Di beberapa negara, sukuk telah menjadi instrumen pembiayaan anggaran negara yang penting.
Penerbitan sovereign sukuk biasanya ditujukan untuk keperluan pembiayaan negara secara umum
(general funding) atau untuk pembiayaan proyek-proyek tertentu.
Kata Kunci: Sukuk Ijarah, Obligasi Syariah
Abstract
Financial concept based on Islamic ( Islamic Finance ) is real syariah today has grown rapidly ,
Some fundamental principle in financial transactions in accordance syariah which include an emphasis
on a fair deal , suggestions on a system of profit sharing or profit sharing , as well as the prohibition
against usury , gharar , and maysir . One form of Islamic financial instruments which have been widely
published both by corporate and state is sukuk . In some countries , sukuk has become an instrument
of state budget financing is important . Sovereign sukuk issuance is usually intended for the financing
of the country in general ( funding) or for financing specific projects.
Key Words: Sukuk Ijarah, Obligasi Syariah
A.
Latar
Belakang
Sukuk berasal dari bahasa Arab bentuk jamak dari
kata Shakk yang berarti surat berharga. DSN menamakan surat berharga ini
dengan istilah Obligasi Syariah.
Menurut
Drs. Bambang Riyanto, obligasi merupakan suatu pengakuan hutang yang
dikeluarkan oleh pemerintah atau perusahaan atau lembaga-lembaga lain sebagai
pihak yang berhutang yang mempunyai nilai nominal tertentu dan kesanggupan
untuk membayar bunga secara periodic atas dasar persentase tertentu yang tetap[1]
Sedangkan
dalam buku pengantar ekonomi perusahaan, diberi batasan bahwa yang dimaksud
dengan obligasi adalah suatu surat tunda hutang yang dikeluarkan umumnya oleh
perseroan terbatas dan mendapat bunga setiap tahun sekalipun suatu perseroan tidak
mendapatkan laba dalam tahun tertentu, namun perusahaan harus membayar bunga
bagi para pemegang obligasi. Bunga ini besarnya sudah ditentukan terbit dahulu
dan dicantumkan dalam obligasi yang bersangkutan.[2]
Dari
kedua pengertian di atas dapat disimpulkan bahwa obligasi adalah pinjaman uang
untuk jangka waktu yang panjang dengan dikeluarkannya surat pengakuan hutang
oleh debitor yang mempunyai nominal tertentu.

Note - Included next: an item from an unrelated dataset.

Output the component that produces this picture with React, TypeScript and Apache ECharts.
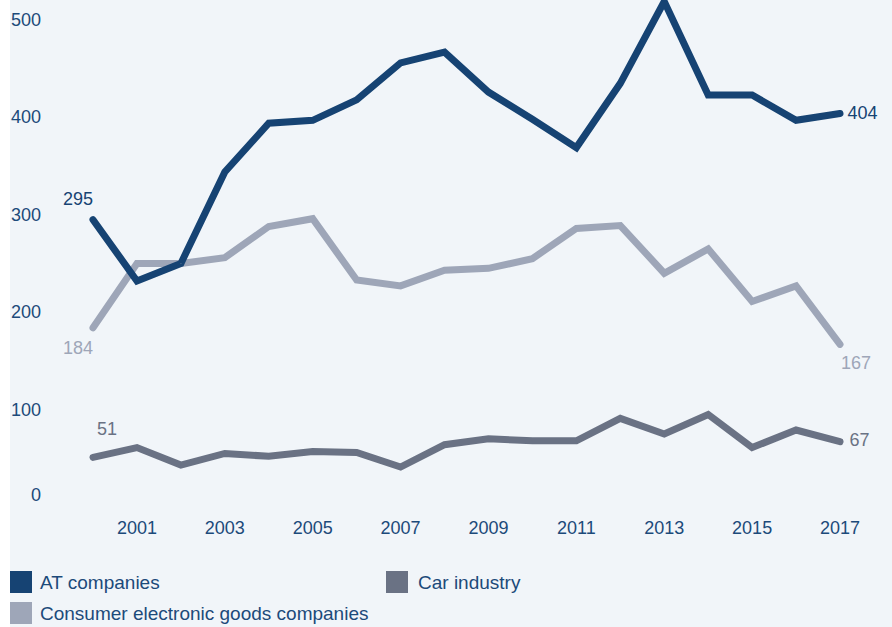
import React, { useEffect, useRef } from "react";
import * as echarts from "echarts";

const years = ["2000","2001","2002","2003","2004","2005","2006","2007","2008","2009","2010","2011","2012","2013","2014","2015","2016","2017"];
const atCompanies = [295, 232, 250, 344, 394, 397, 418, 456, 467, 426, 398, 369, 435, 519, 423, 423, 397, 404];
const consumerElectronics = [184, 250, 250, 256, 288, 296, 233, 227, 243, 245, 255, 286, 289, 240, 265, 211, 227, 167];
const carIndustry = [51, 61, 43, 55, 52, 57, 56, 41, 64, 70, 68, 68, 91, 75, 95, 61, 79, 67];
const yTicks = [0, 100, 200, 300, 400, 500];

const C_AT = "#164373";
const C_CONS = "#9ea6b8";
const C_CAR = "#6a7284";
const C_AXIS = "#1c4a7a";
const FONT = "Liberation Sans, Arial, sans-serif";
const FS = 18;

function withEndLabels(values: number[], color: string, first: any, last: any) {
  return values.map((v, i) => {
    if (i === 0) return { value: v, label: { show: true, color, ...first } };
    if (i === values.length - 1) return { value: v, label: { show: true, color, ...last } };
    return { value: v };
  });
}

export default function App() {
  const ref = useRef<HTMLDivElement>(null);
  useEffect(() => {
    if (!ref.current) return;
    const chart = echarts.init(ref.current, undefined, { renderer: "svg" });
    const lineStyle = (c: string) => ({ color: c, width: 7, cap: "round", join: "miter" });
    const seriesBase = (name: string, c: string) => ({
      name,
      type: "line",
      symbol: "circle",
      symbolSize: 1,
      showSymbol: true,
      clip: false,
      color: c,
      itemStyle: { color: c },
      lineStyle: lineStyle(c),
      emphasis: { disabled: true },
      label: { show: false, fontSize: FS, fontFamily: FONT, distance: 5 },
    });
    chart.setOption({
      animation: false,
      backgroundColor: "#f1f5f9",
      textStyle: { fontFamily: FONT },
      graphic: [
        { type: "rect", left: 0, top: 0, shape: { x: 0, y: 0, width: 10, height: 627 }, style: { fill: "#ffffff" }, z: -1 },
      ],
      grid: { left: 93, right: 52, top: 20, bottom: 120, containLabel: false },
      xAxis: {
        type: "category",
        data: years,
        boundaryGap: false,
        axisLine: { show: false },
        axisTick: { show: false },
        splitLine: { show: false },
        axisLabel: {
          interval: (index: number) => index % 2 === 1,
          color: C_AXIS,
          fontSize: FS,
          fontFamily: FONT,
          margin: 12,
        },
      },
      yAxis: {
        type: "value",
        min: yTicks[0],
        max: yTicks[yTicks.length - 1],
        interval: 100,
        axisLine: { show: false },
        axisTick: { show: false },
        splitLine: { show: false },
        axisLabel: {
          color: C_AXIS,
          fontSize: FS,
          fontFamily: FONT,
          margin: 52,
          formatter: (v: number) => (v === 0 ? "{zero|0}" : String(v)),
          rich: {
            zero: { color: C_AXIS, fontSize: FS, fontFamily: FONT, padding: [0, 0, 24, 0] },
          },
        },
      },
      legend: [
        {
          left: 10,
          top: 571,
          padding: 0,
          orient: "vertical",
          itemWidth: 22,
          itemHeight: 22,
          itemGap: 9,
          icon: "rect",
          data: ["AT companies", "Consumer electronic goods companies"],
          textStyle: { color: C_AXIS, fontSize: 19, fontFamily: FONT, padding: [0, 0, 0, 3] },
        },
        {
          left: 386,
          top: 571,
          padding: 0,
          orient: "vertical",
          itemWidth: 22,
          itemHeight: 22,
          icon: "rect",
          data: ["Car industry"],
          textStyle: { color: C_AXIS, fontSize: 19, fontFamily: FONT, padding: [0, 0, 0, 5] },
        },
      ],
      series: [
        {
          ...seriesBase("Consumer electronic goods companies", C_CONS),
          data: withEndLabels(consumerElectronics, C_CONS,
            { position: "bottom", offset: [-15, 6] },
            { position: "bottom", offset: [16, 4] }),
        },
        {
          ...seriesBase("Car industry", C_CAR),
          data: withEndLabels(carIndustry, C_CAR,
            { position: "top", offset: [14, -14] },
            { position: "right", offset: [4, -2] }),
        },
        {
          ...seriesBase("AT companies", C_AT),
          data: withEndLabels(atCompanies, C_AT,
            { position: "top", offset: [-15, -6] },
            { position: "right", offset: [2, -1] }),
        },
      ],
    });
    return () => chart.dispose();
  }, []);
  return <div ref={ref} style={{ position: "fixed", left: 0, top: 0, width: 892, height: 627 }} />;
}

Secara terminologi AAOIFI mendefinisikan Sukuk
dengan, "Beberapa lembar sertifikat dengan nilai sama yang mewakili
bagian kepemilikan tidak tertentu atas barang, manfaat suatu barang,
jasa atau kegiatan investasi tertentu"[3].
Perkembangan
sukuk di Indonesia dimulai sejak 2002 dan terus mengalami kemajuan, Fatwa dewan
syari`ah Nasional No. 32/DSN-MUI/IX/2002, tentang Obligasi syari`ah adalah
surat berharga berjangka panjang berdasarkan prinsip syariah yang dikelurkan
emitten kepada pemegang obligasi syariah, tersebut berupa bagi
hasil/margin/fee, serta membyar kembali dana obligasi pada saat jatuh tempo.”[4]
Sukuk
bukan merupakan utang berbunga tetap, tetapi lebih merupakan penyertaan dana
(investasi) yang didasarkan pada prinsip bagi hasil.
Antara
obligasi dan sukuk dalam harga penawaran, jatuh tempo, pokok obligasi saat
jatuh tempo, dan rating obligasi, antara obligasi syariah (sukuk) dengan
obligasi konvensioanal tidak ada bedanya. Perbedaan terdapat pada pendapatan
dan return[5]
B.
Identifikasi
Masalah
Pada tahun 1999 dewan syariah di Bahrain menfatwakan
bolehnya negara menerbitkan sukuk ijarah untuk membiayai belanja negara. Dengan
diterbitkannya sukuk ijarah tersebut Bahrain dapat mengumpul dana sebanyak 10
Milyar US Dollar.
Keberhasilan Bahrain meraup dana dalam jumlah besar
ini mengundang negara teluk lainnya untuk mengikuti langkahnya, seperti; Kuwait
dan Dubai.
Skema penerbitan sukuk tersebut sebagai berikut:
Pemerintah Bahrain menginginkan dana untuk menutupi
belanja negara dengan cara menjual sebagian barang milik negara yaitu sebagian
tanah bandar udara internasional Bahrain, dengan harga 40 juta Dinar Bahrain
secara tunai. Yang dibagi menjadi beberapa lembar sertifikat dengan nilai yang
sama untuk dijual ke publik melalui bank sentral Bahrain.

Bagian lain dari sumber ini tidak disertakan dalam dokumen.